Dahlia Lithwick conducts a very important study at Slate that might change the way you look at yourself forever.
Read more about it here. As a “chaos muppet,” I was a little worried when I read the author’s warnings about marrying your own type. I married another “chaos muppet” sixteen years before I learned of the Unified Theory of Muppet Types, yet our marriage has been good so far!
Muppet Theory, a little-known, poorly understood philosophy that holds that every living human can be classified according to one simple metric: Every one of us is either a Chaos Muppet or an Order Muppet.
Chaos Muppets are out-of-control, emotional, volatile. They tend toward the blue and fuzzy. They make their way through life in a swirling maelstrom of food crumbs, small flaming objects, and the letter C. Cookie Monster, Ernie, Grover, Gonzo, Dr. Bunsen Honeydew and—paradigmatically—Animal, are all Chaos Muppets. Zelda Fitzgerald was a Chaos Muppet. So, I must tell you, is Justice Stephen Breyer.

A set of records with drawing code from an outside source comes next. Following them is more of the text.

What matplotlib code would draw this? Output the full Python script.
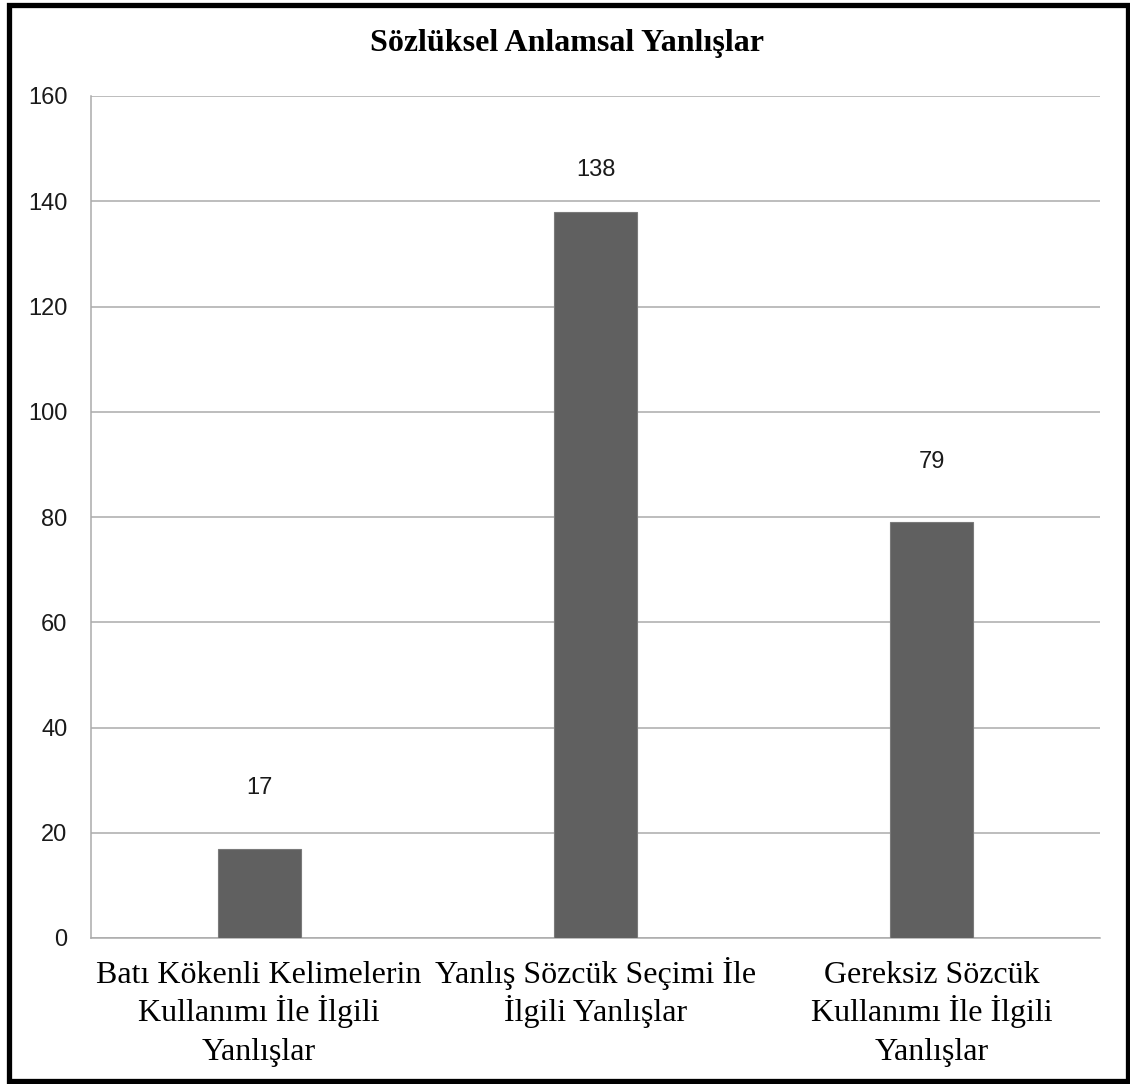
import matplotlib
matplotlib.use("Agg")
import matplotlib.pyplot as plt
from matplotlib.patches import Rectangle
from matplotlib.transforms import blended_transform_factory, offset_copy

# Chart data
title = "Sözlüksel Anlamsal Yanlışlar"
categories = [
    "Batı Kökenli Kelimelerin\nKullanımı İle İlgili\nYanlışlar",
    "Yanlış Sözcük Seçimi İle\nİlgili Yanlışlar",
    "Gereksiz Sözcük\nKullanımı İle İlgili\nYanlışlar",
]
values = [17, 138, 79]
y_ticks = [0, 20, 40, 60, 80, 100, 120, 140, 160]

W, H, DPI = 1130, 1084, 100
fig = plt.figure(figsize=(W / DPI, H / DPI), dpi=DPI)
fig.patch.set_facecolor("white")

# plot area in pixel coordinates
x0, x1, ytop, ybot = 91, 1100, 96, 938
ax = fig.add_axes([x0 / W, 1 - ybot / H, (x1 - x0) / W, (ybot - ytop) / H])

grid_color = "#ababab"
bar_color = "#606060"

x = list(range(len(categories)))
ax.bar(x, values, width=0.247, color=bar_color, edgecolor="#7a7a7a",
       linewidth=0.8, zorder=3)
ax.set_xlim(-0.5, len(categories) - 0.5)
ax.set_ylim(0, 160)
ax.set_yticks(y_ticks)
ax.yaxis.grid(True, color=grid_color, linewidth=1.1, zorder=0)
ax.set_axisbelow(True)

for side in ("top", "right"):
    ax.spines[side].set_visible(False)
for side in ("left", "bottom"):
    ax.spines[side].set_color(grid_color)
    ax.spines[side].set_linewidth(1.1)

ax.tick_params(axis="both", length=0)
ax.tick_params(axis="y", pad=17)
for lbl in ax.get_yticklabels():
    lbl.set_fontfamily("Liberation Sans")
    lbl.set_fontsize(17)
    lbl.set_color("#1a1a1a")

# category labels: one text per line so the baselines are evenly spaced
ax.set_xticks(x)
ax.set_xticklabels([""] * len(categories))
base = blended_transform_factory(ax.transData, ax.transAxes)
first_baseline, line_step = 32.4, 27.7  # points below the x axis
for xi, cat in zip(x, categories):
    for i, line in enumerate(cat.split("\n")):
        tr = offset_copy(base, fig=fig, x=0, y=-(first_baseline + i * line_step),
                         units="points")
        ax.text(xi, 0, line, transform=tr, ha="center", va="baseline",
                fontfamily="Liberation Serif", fontsize=23, color="black",
                clip_on=False)

# value labels above the bars
for xi, v in zip(x, values):
    ax.text(xi, min(v + 11.5, 146), str(v), ha="center", va="center",
            fontfamily="Liberation Sans", fontsize=17, color="#1a1a1a")

fig.text(567 / W, 1 - 44 / H, title, ha="center", va="center",
         fontfamily="Liberation Serif", fontweight="bold", fontsize=23)

# outer frame
fig.patches.append(Rectangle((8.5 / W, 3 / H), (1127.5 - 8.5) / W, (1079 - 3) / H,
                             transform=fig.transFigure, fill=False,
                             edgecolor="black", linewidth=3.8))

fig.savefig("out.png", dpi=DPI, facecolor="white")
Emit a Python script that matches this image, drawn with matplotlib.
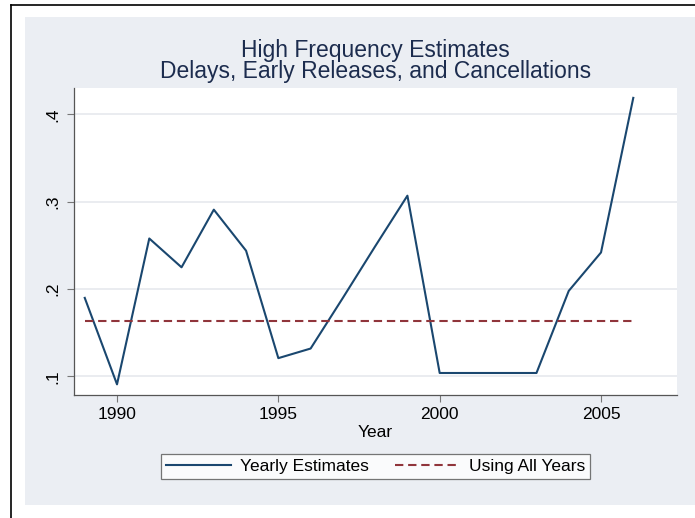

Order Muppets—and I’m thinking about Bert, Scooter, Sam the Eagle, Kermit the Frog, and the blue guy who is perennially harassed by Grover at restaurants (the Order Muppet Everyman)—tend to be neurotic, highly regimented, averse to surprises and may sport monstrously large eyebrows. They sometimes resent the responsibility of the world weighing on their felt shoulders, but they secretly revel in the knowledge that they keep the show running. Your first grade teacher was probably an Order Muppet. So is Chief Justice John Roberts.
The author also warns against making this a Democrat/Republican thing. However, I think we can all agree that Mitt Romney is an “order muppet.” What about the President?